Les dirigeants des autres pays, et en particulier de la France et de l'Italie, qui sont rappelons-le les 2ème et 3ème puissance économique dans la zone Euro ont la responsabilité politique de mettre l'Allemagne au pied du mur et de dire que puisque qu'une voie de réforme n'est pas possible, seule la dissolution de la zone Euro permettrait aux pays de la dite zone de retrouver une santé économique qui est aujourd'hui un impératif non pas seulement d'un point de vue économique mais aussi politique et stratégique. Mais il est évident que ni Matteo Renzi, ni François Hollande, dont la piteuse prestation télévisée confirme qu'il est aujourd'hui dépassé par les événements, ni Manuel — « coup de menton » — Valls n'ont le courage politique et la vision du futur pour prendre une telle décision.
(1) Jakab A., « La neutralisation de la question de la souveraineté. Stratégies de compromis dans l'argumentation constitutionnelle sur le concept de souveraineté pour l'intégration européenne », in Jus Politicum, n°1, p.4, URL: http://www.juspoliticum.com/La-neutralisation-de-la-question,28.html
(2) Barroso J-M., Speech by President Barroso: "Global Europe, from the Atlantic to the Pacific", Speech 14/352, discours prononcé à l'université de Stanford, 1er mai 2014.

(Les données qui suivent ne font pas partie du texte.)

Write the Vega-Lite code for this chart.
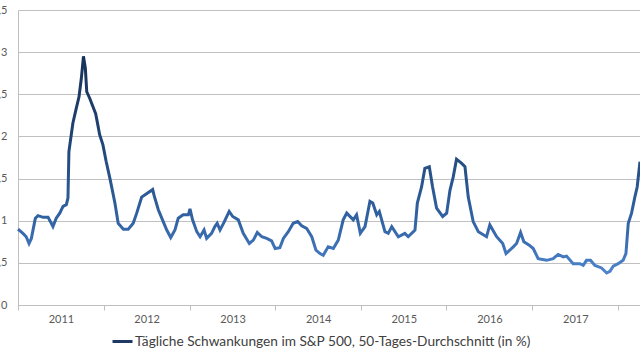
{
  "$schema": "https://vega.github.io/schema/vega-lite/v6.json",
  "autosize": "none",
  "width": 622,
  "height": 295,
  "padding": {"left": 18, "top": 10, "right": 0, "bottom": 55},
  "background": "white",
  "config": {
    "view": {"stroke": null},
    "font": "Lato",
    "axis": {"labelFont": "Lato", "labelColor": "#595959", "labelFontSize": 11}
  },
  "data": {
    "values": [
      {"date": "2011-01-01", "v": 0.90}, {"date": "2011-01-22", "v": 0.85}, {"date": "2011-02-05", "v": 0.81},
      {"date": "2011-02-17", "v": 0.73}, {"date": "2011-02-27", "v": 0.79}, {"date": "2011-03-16", "v": 1.03},
      {"date": "2011-03-27", "v": 1.06}, {"date": "2011-04-18", "v": 1.04}, {"date": "2011-05-09", "v": 1.04},
      {"date": "2011-05-23", "v": 0.97}, {"date": "2011-05-30", "v": 0.93}, {"date": "2011-06-13", "v": 1.03},
      {"date": "2011-06-28", "v": 1.09}, {"date": "2011-07-12", "v": 1.17}, {"date": "2011-07-26", "v": 1.19},
      {"date": "2011-08-02", "v": 1.27}, {"date": "2011-08-06", "v": 1.82}, {"date": "2011-08-16", "v": 2.02},
      {"date": "2011-08-23", "v": 2.16}, {"date": "2011-09-06", "v": 2.33}, {"date": "2011-09-18", "v": 2.47},
      {"date": "2011-09-28", "v": 2.69}, {"date": "2011-10-07", "v": 2.95}, {"date": "2011-10-15", "v": 2.81},
      {"date": "2011-10-21", "v": 2.53}, {"date": "2011-11-03", "v": 2.45}, {"date": "2011-11-17", "v": 2.35},
      {"date": "2011-11-28", "v": 2.27}, {"date": "2011-12-05", "v": 2.17}, {"date": "2011-12-15", "v": 2.02},
      {"date": "2011-12-29", "v": 1.90}, {"date": "2012-01-12", "v": 1.70}, {"date": "2012-01-28", "v": 1.50},
      {"date": "2012-02-18", "v": 1.21}, {"date": "2012-03-03", "v": 0.97}, {"date": "2012-03-25", "v": 0.90},
      {"date": "2012-04-15", "v": 0.90}, {"date": "2012-05-06", "v": 0.97}, {"date": "2012-05-21", "v": 1.09},
      {"date": "2012-06-11", "v": 1.28}, {"date": "2012-07-02", "v": 1.32}, {"date": "2012-07-28", "v": 1.37},
      {"date": "2012-08-03", "v": 1.30}, {"date": "2012-08-21", "v": 1.13}, {"date": "2012-09-11", "v": 0.99},
      {"date": "2012-09-26", "v": 0.89}, {"date": "2012-10-13", "v": 0.80}, {"date": "2012-10-31", "v": 0.89},
      {"date": "2012-11-14", "v": 1.03}, {"date": "2012-12-05", "v": 1.07}, {"date": "2012-12-27", "v": 1.07},
      {"date": "2013-01-03", "v": 1.14}, {"date": "2013-01-14", "v": 1.01}, {"date": "2013-02-01", "v": 0.87},
      {"date": "2013-02-15", "v": 0.81}, {"date": "2013-03-04", "v": 0.89}, {"date": "2013-03-15", "v": 0.79},
      {"date": "2013-04-05", "v": 0.85}, {"date": "2013-04-19", "v": 0.93}, {"date": "2013-04-29", "v": 0.97},
      {"date": "2013-05-11", "v": 0.89}, {"date": "2013-05-28", "v": 0.98}, {"date": "2013-06-19", "v": 1.11},
      {"date": "2013-07-04", "v": 1.05}, {"date": "2013-07-28", "v": 1.01}, {"date": "2013-08-18", "v": 0.85},
      {"date": "2013-09-13", "v": 0.73}, {"date": "2013-09-30", "v": 0.77}, {"date": "2013-10-17", "v": 0.86},
      {"date": "2013-11-05", "v": 0.81}, {"date": "2013-11-26", "v": 0.79}, {"date": "2013-12-17", "v": 0.76},
      {"date": "2014-01-01", "v": 0.67}, {"date": "2014-01-21", "v": 0.68}, {"date": "2014-02-05", "v": 0.79},
      {"date": "2014-02-26", "v": 0.87}, {"date": "2014-03-19", "v": 0.97}, {"date": "2014-04-07", "v": 0.99},
      {"date": "2014-04-24", "v": 0.94}, {"date": "2014-05-15", "v": 0.91}, {"date": "2014-06-06", "v": 0.81},
      {"date": "2014-06-24", "v": 0.65}, {"date": "2014-07-11", "v": 0.61}, {"date": "2014-07-25", "v": 0.59},
      {"date": "2014-08-15", "v": 0.69}, {"date": "2014-09-06", "v": 0.67}, {"date": "2014-09-27", "v": 0.77},
      {"date": "2014-10-18", "v": 1.01}, {"date": "2014-11-02", "v": 1.09}, {"date": "2014-11-30", "v": 1.01},
      {"date": "2014-12-14", "v": 1.07}, {"date": "2014-12-30", "v": 0.85}, {"date": "2015-01-19", "v": 0.93},
      {"date": "2015-02-09", "v": 1.23}, {"date": "2015-02-21", "v": 1.21}, {"date": "2015-03-10", "v": 1.07},
      {"date": "2015-03-21", "v": 1.11}, {"date": "2015-04-14", "v": 0.87}, {"date": "2015-04-28", "v": 0.85},
      {"date": "2015-05-13", "v": 0.93}, {"date": "2015-06-10", "v": 0.81}, {"date": "2015-07-08", "v": 0.85},
      {"date": "2015-07-22", "v": 0.81}, {"date": "2015-08-20", "v": 0.89}, {"date": "2015-08-30", "v": 1.21},
      {"date": "2015-09-17", "v": 1.40}, {"date": "2015-10-01", "v": 1.62}, {"date": "2015-10-20", "v": 1.64},
      {"date": "2015-11-03", "v": 1.40}, {"date": "2015-11-20", "v": 1.15}, {"date": "2015-12-16", "v": 1.05},
      {"date": "2016-01-02", "v": 1.09}, {"date": "2016-01-16", "v": 1.36}, {"date": "2016-01-30", "v": 1.52},
      {"date": "2016-02-13", "v": 1.73}, {"date": "2016-03-06", "v": 1.68}, {"date": "2016-03-20", "v": 1.64},
      {"date": "2016-04-03", "v": 1.28}, {"date": "2016-04-24", "v": 0.99}, {"date": "2016-05-16", "v": 0.87},
      {"date": "2016-06-20", "v": 0.81}, {"date": "2016-07-04", "v": 0.95}, {"date": "2016-08-02", "v": 0.81},
      {"date": "2016-08-28", "v": 0.73}, {"date": "2016-09-11", "v": 0.61}, {"date": "2016-10-12", "v": 0.69},
      {"date": "2016-10-26", "v": 0.73}, {"date": "2016-11-12", "v": 0.86}, {"date": "2016-11-26", "v": 0.75},
      {"date": "2016-12-19", "v": 0.71}, {"date": "2017-01-05", "v": 0.67}, {"date": "2017-01-26", "v": 0.55},
      {"date": "2017-03-03", "v": 0.53}, {"date": "2017-03-31", "v": 0.55}, {"date": "2017-04-21", "v": 0.60},
      {"date": "2017-05-13", "v": 0.57}, {"date": "2017-05-27", "v": 0.58}, {"date": "2017-06-24", "v": 0.49},
      {"date": "2017-07-23", "v": 0.49}, {"date": "2017-08-06", "v": 0.47}, {"date": "2017-08-20", "v": 0.53},
      {"date": "2017-09-06", "v": 0.53}, {"date": "2017-09-25", "v": 0.47}, {"date": "2017-10-23", "v": 0.44},
      {"date": "2017-11-14", "v": 0.38}, {"date": "2017-11-28", "v": 0.40}, {"date": "2017-12-12", "v": 0.46},
      {"date": "2018-01-02", "v": 0.49}, {"date": "2018-01-23", "v": 0.53}, {"date": "2018-02-04", "v": 0.61},
      {"date": "2018-02-14", "v": 0.97}, {"date": "2018-02-28", "v": 1.09}, {"date": "2018-03-14", "v": 1.28},
      {"date": "2018-03-24", "v": 1.40}, {"date": "2018-04-05", "v": 1.70}
    ]
  },
  "encoding": {
    "x": {
      "field": "date", "type": "temporal",
      "scale": {"domain": ["2011-01-01", "2018-04-05"], "nice": false},
      "axis": {
        "title": null, "grid": false,
        "values": ["2011-01-01", "2012-01-01", "2013-01-01", "2014-01-01", "2015-01-01", "2016-01-01", "2017-01-01", "2018-01-01"],
        "labelExpr": "timeFormat(datum.value, '%Y') == '2018' ? '' : timeFormat(datum.value, '%Y')",
        "labelOffset": 43, "labelAlign": "center", "labelPadding": 3,
        "tickSize": 5, "tickColor": "#bfbfbf", "domainColor": "#bfbfbf",
        "labelFlush": false, "labelOverlap": false
      }
    },
    "y": {
      "field": "v", "type": "quantitative",
      "scale": {"domain": [0, 3.5], "nice": false, "zero": true},
      "axis": {
        "title": null, "values": [0, 0.5, 1, 1.5, 2, 2.5, 3, 3.5],
        "labelExpr": "replace(format(datum.value, '~g'), '.', ',')",
        "ticks": false, "tickSize": 0, "labelPadding": 11, "gridColor": "#c0c0c0",
        "domainColor": "#bfbfbf", "labelBaseline": "middle"
      }
    }
  },
  "layer": [
    {
      "mark": {
        "type": "line", "strokeWidth": 3, "interpolate": "linear",
        "stroke": {
          "gradient": "linear", "x1": 0, "y1": 0, "x2": 0, "y2": 1,
          "stops": [
            {"offset": 0, "color": "#17325a"},
            {"offset": 0.37, "color": "#1f4373"},
            {"offset": 0.56, "color": "#28548c"},
            {"offset": 0.76, "color": "#3263a3"},
            {"offset": 0.88, "color": "#3e72b7"},
            {"offset": 1, "color": "#4d84cc"}
          ]
        }
      }
    },
    {
      "mark": {"type": "line", "strokeWidth": 3, "opacity": 0},
      "encoding": {
        "color": {
          "datum": "Tägliche Schwankungen im S&P 500, 50-Tages-Durchschnitt (in %)",
          "type": "nominal",
          "scale": {"range": ["#1f3864"]},
          "legend": {
            "title": null, "orient": "none", "legendX": 93, "legendY": 320,
            "symbolType": "stroke", "symbolSize": 400, "symbolStrokeWidth": 3,
            "symbolOpacity": 1, "symbolStrokeColor": "#1f3864",
            "labelFont": "Lato", "labelFontSize": 13.7, "labelColor": "#404040",
            "labelOffset": 1, "padding": 0, "labelLimit": 600
          }
        }
      }
    }
  ]
}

(3) AFP cité par le Point, « Grèce, la ‘provocation' de Jean-Claude Juncker », publié le 13/12/2014, http://www.lepoint.fr/monde/juncker-veut-des-visages-familiers-a-athenes-13-12-2014-1889466_24.php
(4) Voir le poste de Coralie Delaume sur le blog l'arène nue, le 14 avril 2016, Avant de devenir maraîcher bio, il propose d'interdire les référendums en Europe, http://l-arene-nue.blogspot.be/2016/04/avant-de-devenir-maraicher-bio-il.html?spref=tw
(5) Barkin N, 'A storm is brewing' — Germans worry about return of euro crisis, Reuters, 14 avril 2016, http://www.reuters.com/article/us-germany-euro-angst-idUSKCN0XB1YY
(6) Stiglitz J., « What's wrong with negative rates », 13 avril 2016, https://www.project-syndicate.org/commentary/negative-rates-flawed-economic-model-by-joseph-e--stiglitz-2016-04
(7) Godin R., Grèce: le retour de la crise?, 13 avril 2016, http://www.latribune.fr/economie/union-europeenne/grece-le-retour-de-la-crise-564062.html
(8) Rebooting Consensus Authors (2015) "Rebooting the Eurozone: Step 1 — Agreeing a Crisis narrative", VoxEU, 20 November.2016
(9) Bofinger, P (2015) "German wage moderation and the EZ Crisis", VoxEU, 30 November 2016.